= American Goat Society =

The American Goat Society or AGS is a United States corporation located in Pipe Creek, Texas and run by the Kowalik family. The corporation was founded in New York City in 1935 by goat breeders and dedicated to preserving and improving the pedigrees and production records of purebred dairy goats.

Originally a nonprofit organization, AGS lost its exempt status in 2013 for failure to file a form 990 with the IRS for three years. The organization still maintains a board of directors.

==History==
The year after it was formed, the AGS merged with the International Milk Goat Record Association (IMGRA), which had previously formed in 1925, and thus some of its pedigrees go back more than 80 years. It was the first organization to bring a national goat show and to provide training for goat show judges.

The mission of AGS is to promote the breeding and improvement of the Purebred Dairy Goat; to disseminate information on goat milk and its by-products; and to establish, maintain and publish pedigrees and other records.

==Breed registry==
The American Goat Society was the first registry to require exclusively purebred goats and to provide two generations of pedigree on the registry certificate.
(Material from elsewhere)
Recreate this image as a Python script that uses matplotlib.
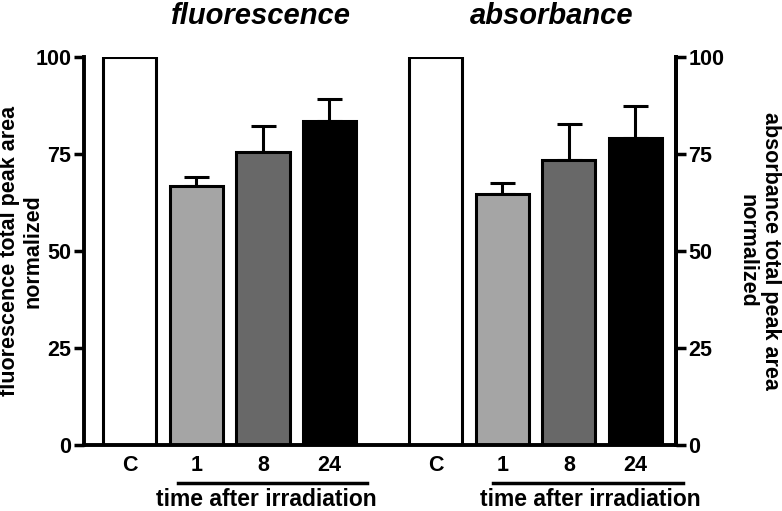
import numpy as np
import matplotlib.pyplot as plt

plt.rcParams['font.family'] = ['Liberation Sans', 'DejaVu Sans']
plt.rcParams['font.weight'] = 'bold'

groups = ['C', '1', '8', '24']
fluo_mean = [100, 66.7, 75.5, 83.5]
fluo_err = [0, 2.4, 6.7, 5.7]
abs_mean = [100, 64.8, 73.5, 79.1]
abs_err = [0, 2.9, 9.2, 8.3]
colors = ['white', '#a5a5a5', '#686868', 'black']

x_left = np.arange(4)
x_right = np.arange(4) + 4.6

fig = plt.figure(figsize=(7.82, 5.11), dpi=100)
ax = fig.add_axes([0.1074, 0.129, 0.757, 0.759])

for xs, m, e in [(x_left, fluo_mean, fluo_err), (x_right, abs_mean, abs_err)]:
    ax.bar(xs, m, width=0.8, color=colors, edgecolor='black', linewidth=2.2, zorder=2)
    ax.errorbar(xs[1:], m[1:], yerr=[np.zeros(3), e[1:]], fmt='none', ecolor='black',
                elinewidth=2.2, capsize=9, capthick=2.2, zorder=1)

ax.set_xlim(-0.69, 8.21)
ax.set_ylim(0, 100)
ax.set_yticks([0, 25, 50, 75, 100])
ax.set_xticks(np.concatenate([x_left, x_right]))
ax.set_xticklabels(groups + groups, fontsize=15.5, fontweight='bold')
ax.tick_params(axis='x', length=0, pad=7)
ax.tick_params(axis='y', width=2.5, length=7, labelsize=15.5, pad=2)
for t in ax.get_yticklabels():
    t.set_fontweight('bold')
ax.spines['top'].set_visible(False)
for s in ['left', 'right', 'bottom']:
    ax.spines[s].set_linewidth(2.8)
ax.set_ylabel('fluorescence total peak area\nnormalized', fontsize=15.5, fontweight='bold',
              linespacing=1.12)
ax.yaxis.set_label_coords(-0.069, 0.5)

ax2 = ax.twinx()
ax2.set_ylim(0, 100)
ax2.set_yticks([0, 25, 50, 75, 100])
ax2.tick_params(axis='y', width=2.5, length=7, labelsize=15.5, pad=2)
for t in ax2.get_yticklabels():
    t.set_fontweight('bold')
ax2.spines['top'].set_visible(False)
ax2.spines['right'].set_linewidth(2.8)
ax2.set_ylabel('absorbance total peak area\nnormalized', fontsize=15.5, fontweight='bold',
               rotation=270, va='bottom', linespacing=1.12)
ax2.yaxis.set_label_coords(1.103, 0.5)

fig.text(0.334, 0.968, 'fluorescence', fontsize=21, fontweight='bold', style='italic',
         ha='center', va='center')
fig.text(0.705, 0.968, 'absorbance', fontsize=21, fontweight='bold', style='italic',
         ha='center', va='center')

# group underline and label
for x0, x1, xc in [(178, 367, 266), (493, 683, 590)]:
    fig.add_artist(plt.Line2D([x0 / 782, x1 / 782], [1 - 483 / 511] * 2, color='black', linewidth=2.5))
    fig.text(xc / 782, 1 - 499 / 511, 'time after irradiation', fontsize=16.5, fontweight='bold',
             ha='center', va='center')

fig.savefig('out.png', dpi=100)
Unlike some other goat registries, such as the American Dairy Goat Association, the AGS does not allow goats to achieve purebred status by breeding and thus does not offer any registration for mixed-breeds, experimental breeds, or non-pedigreed 'grade' goats.

==Services offered==
The American Goat Society offers membership, registration of animals, DHI testing, show sanctioning for individual animals, and show judge training.